Gospel writers, like Mark presents tell the stories of this good news. One such story is of Jesus healing a man who was deaf and had an impediment of his speech (Mk.7:31-37). Often when Jesus did such healing actions, the crowds were astounded, seeing it as an amazing wonder. As always, like the disciples in the Gospel we are challenged to read such actions as something more amazing – signs of the presence of God’s reign active among us in Jesus the Christ.


The story in Mark leads us to a reflection of how as disciples or followers of Jesus, we bring his Spirit to life in our world. It is a little manual of discipleship for us. Jesus shows us the way to bring God’s dream to our world.


Jesus begins by going beyond his comfort zone. He takes a risk to reach to the Decapolis, a Greek and Gentile area, outside of his familiar space of synagogue and Jewish communities. Living our discipleship will often be going beyond our normal.

As he reaches out, Jesus encounters a crowd who are expecting a miracle, a wonder to astound them. But Jesus, respecting the man takes him apart, in private, to allow him to receive a cure from within. The disciple will often be “the unsung hero”. God’s dream takes root within a relationship.


Jesus puts his fingers into the ears of the man, taking him further from the outside world and leading him inward to his heart.

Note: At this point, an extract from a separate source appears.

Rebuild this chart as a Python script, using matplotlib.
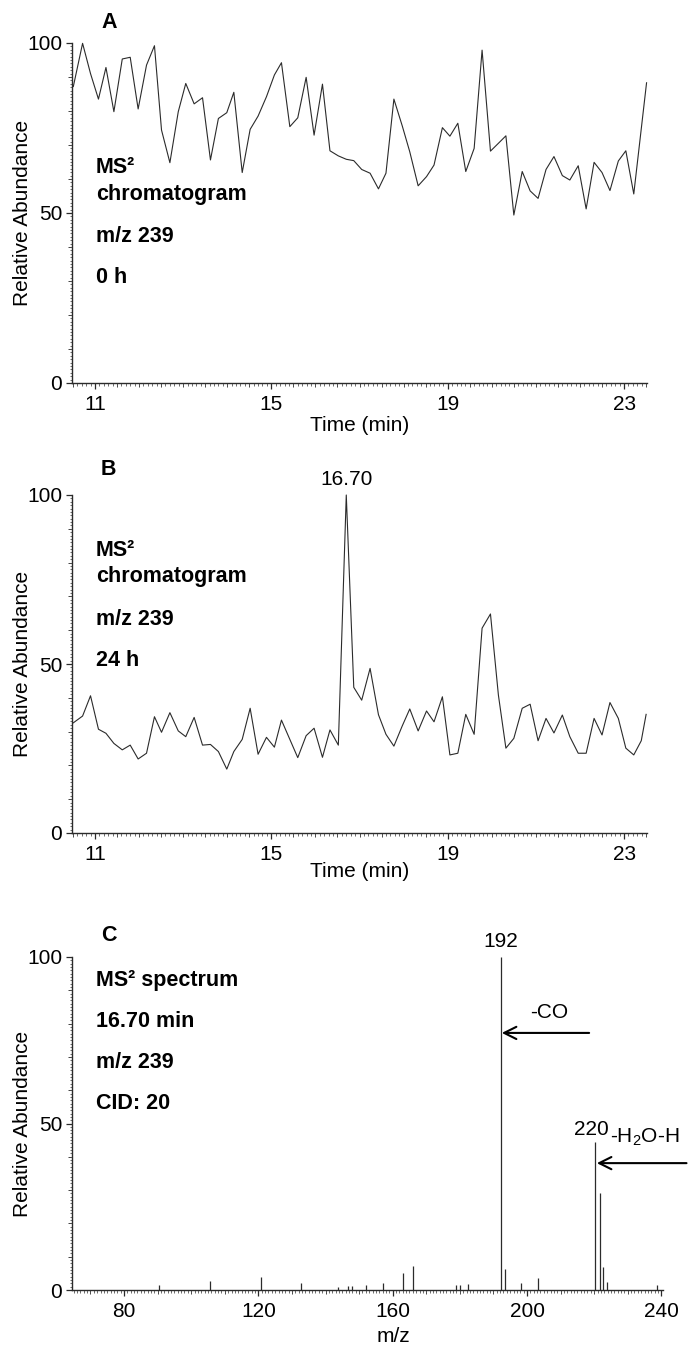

To do so is to respect the inward strength and dignity of the man himself. Jesus then spat and touched the man`s tongue. He conveyed something of his own heart, his own Spirit to the heart of the man.


Then, Jesus speaks in very simple terms: Be opened. ``Immediately the man`s ears were opened, his tongue was released, and he spoke plainly.” The man hears and speaks. He is no longer cut off from his world. Receiving the gift of God`s Spirit from Jesus he lives in wholeness, a sign of God`s reign in all its fullness.


Mark’s story of Jesus is the story of every disciple who brings Jesus’ Spirit into the world, respecting the other and conveying something of the Spirit within us to the other. It is how each of us lives as a disciple and a sign of the presence of God’s dream for all. To follow this path is to bring healing, wholeness and reconciliation to a wounded, fractured and divided world.